The scene materialized so clearly in Brad’s mind that it made him wish he’d had such a sister.
“My pass to the ceremonies tomorrow is for two,” Ed said. “You can be my date if you promise not to wear anything too low-cut.”
“I’ll see what I have in my wardrobe,” Brad said dryly. “If you were me, how would you approach her on this?”
“Beats me.”
“Come on. You’ve known her all your life. You must have a feel for what would work?”
“It’s precisely because I have known her all my life that I can assure you nothing will work. Emily’s made up her mind to have this kid alone and raise it by herself. And that’s what she’ll do.”
Brad looked out at the night, hoping for inspiration. But his mind was as hazy and blank as the starless sky.

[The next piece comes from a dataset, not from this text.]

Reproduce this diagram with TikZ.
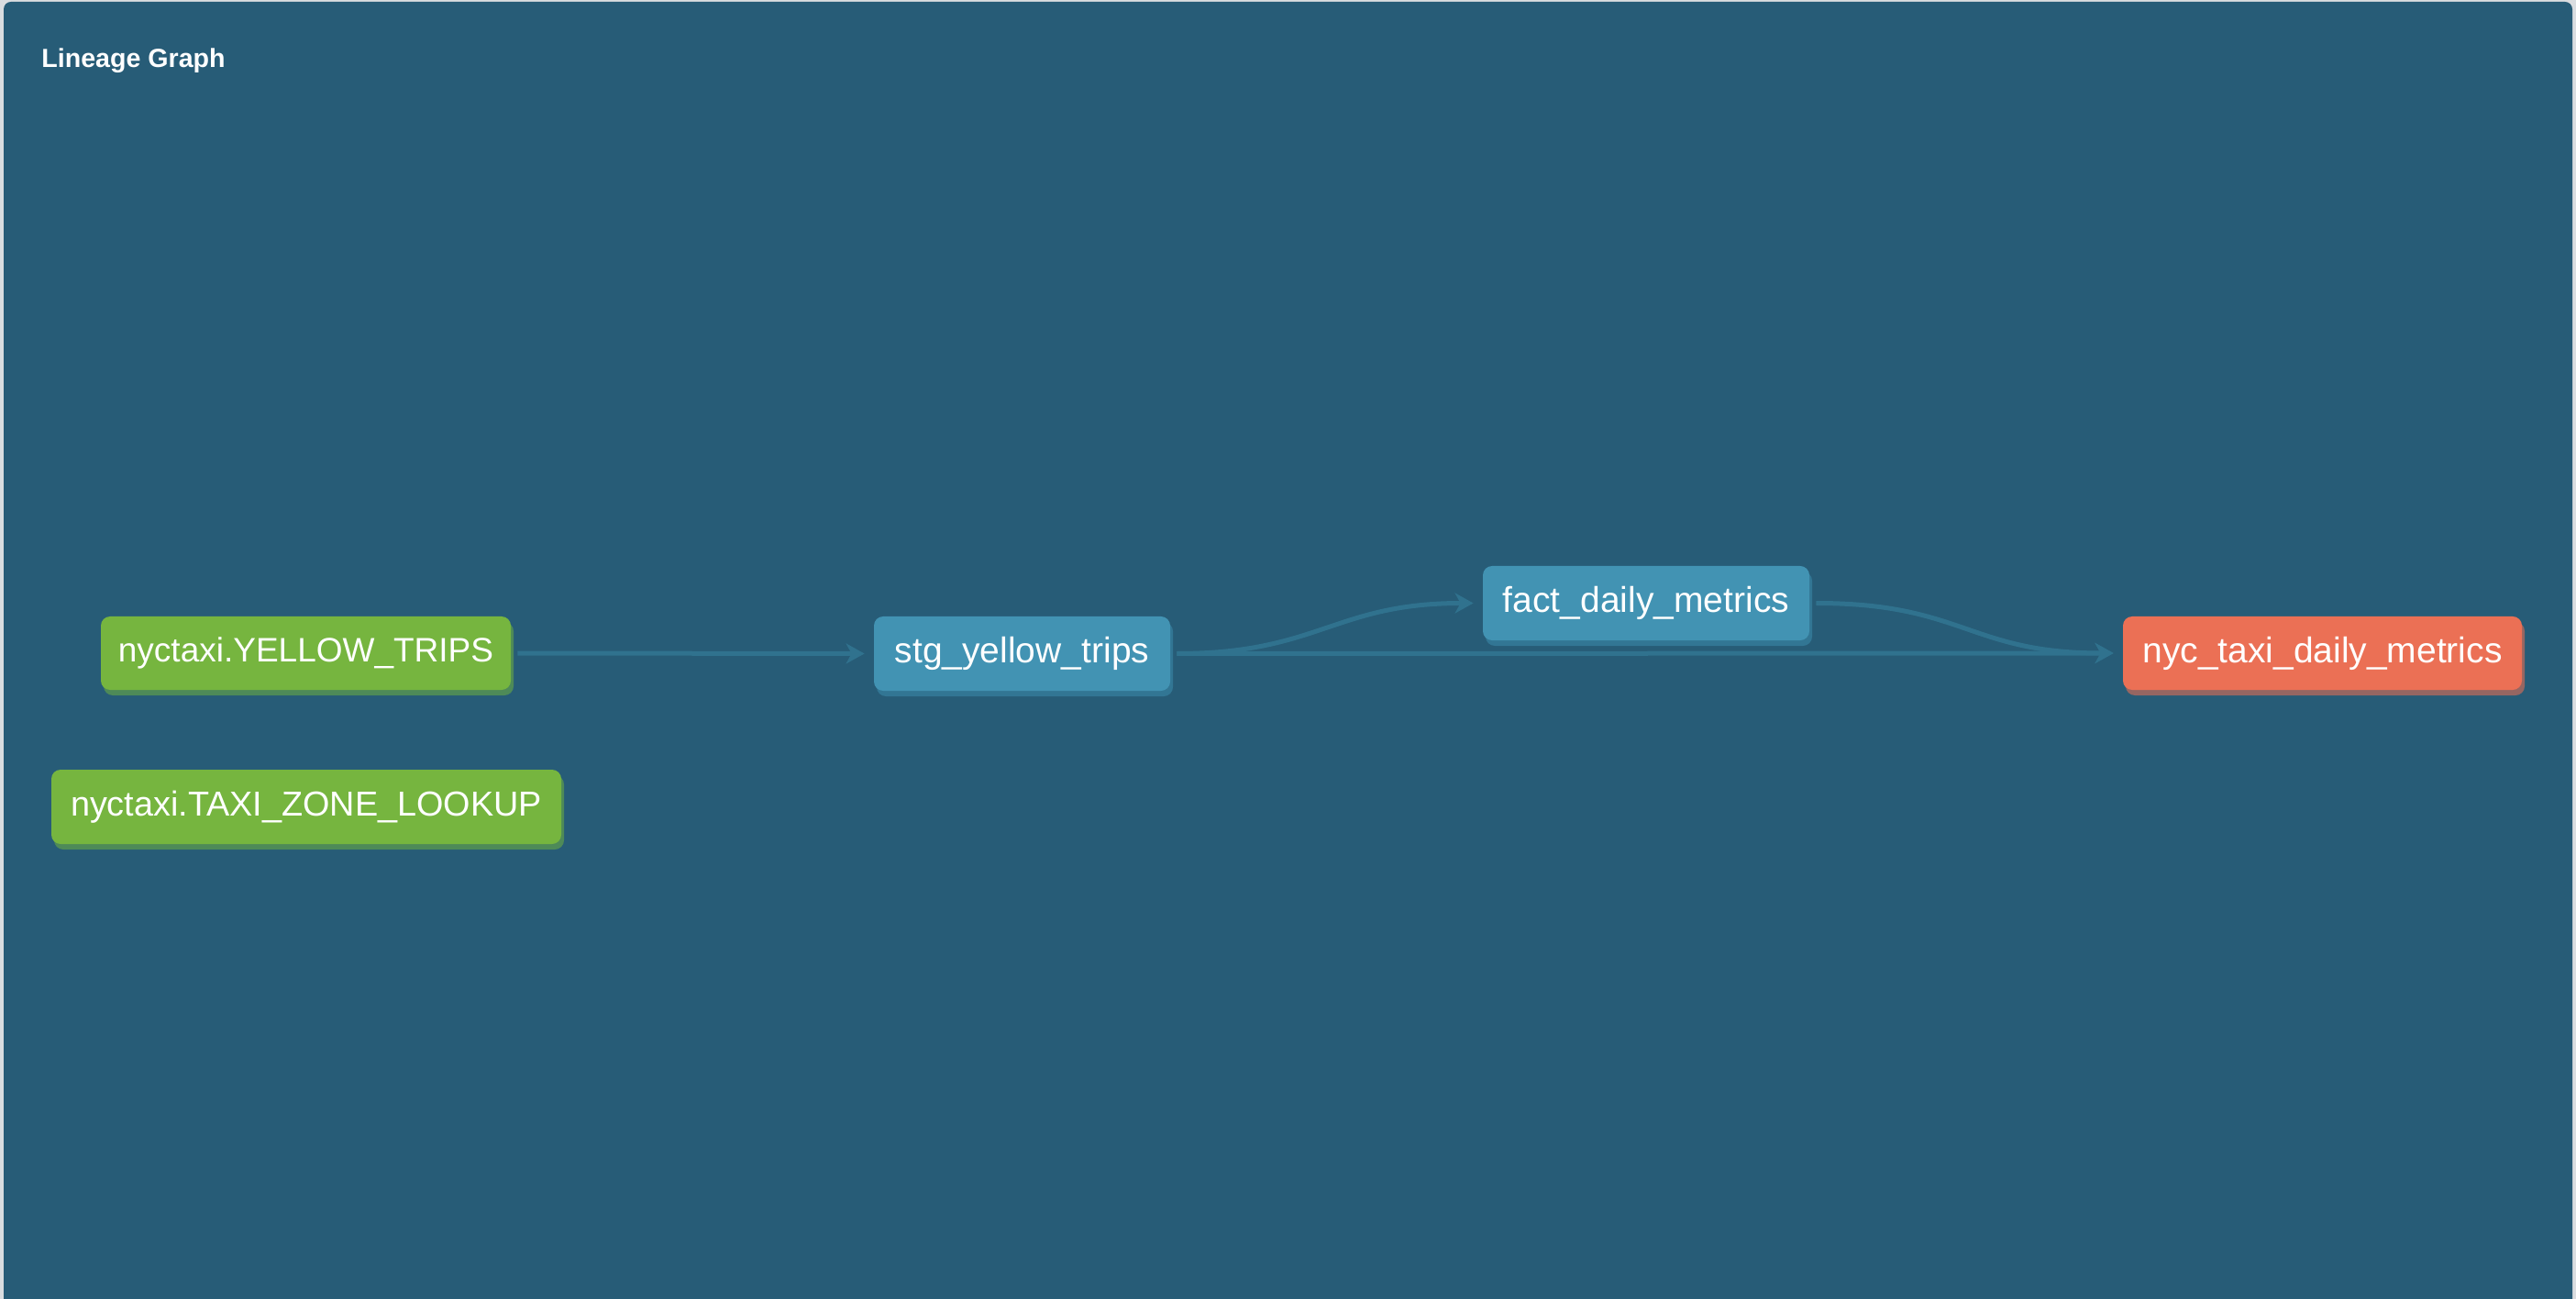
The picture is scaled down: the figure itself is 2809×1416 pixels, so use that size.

Ed grabbed hold of his arm and pulled him to his feet. “Come on. We’re going back to the bar and tie one on.”
“You think getting drunk is going to help?”
“I sure hope so. Tomorrow, I have tickets to the hottest event of the year and look who I’m taking.”
THE TEMPERATURE WAS IN the seventies, the air a fragrant kiss across Emily’s cheek. In the distance, the Pacific Ocean whispered against white sands. To the north, south and east, the steep mountains circled into a soft blue sky. The gardens all around her were ablaze with sunlight and the beauty of growing things.
“You even arranged for us to have perfect weather,” Dorothy said near her ear. “I am impressed.”
Emily sent her friend a smile.
The Botanical Gardens were filled with the by-invitation-only spectators. Chief of police Max Zirinsky was among them and so were a lot of his plainclothes officers, unobtrusively milling about and keeping a watchful eye.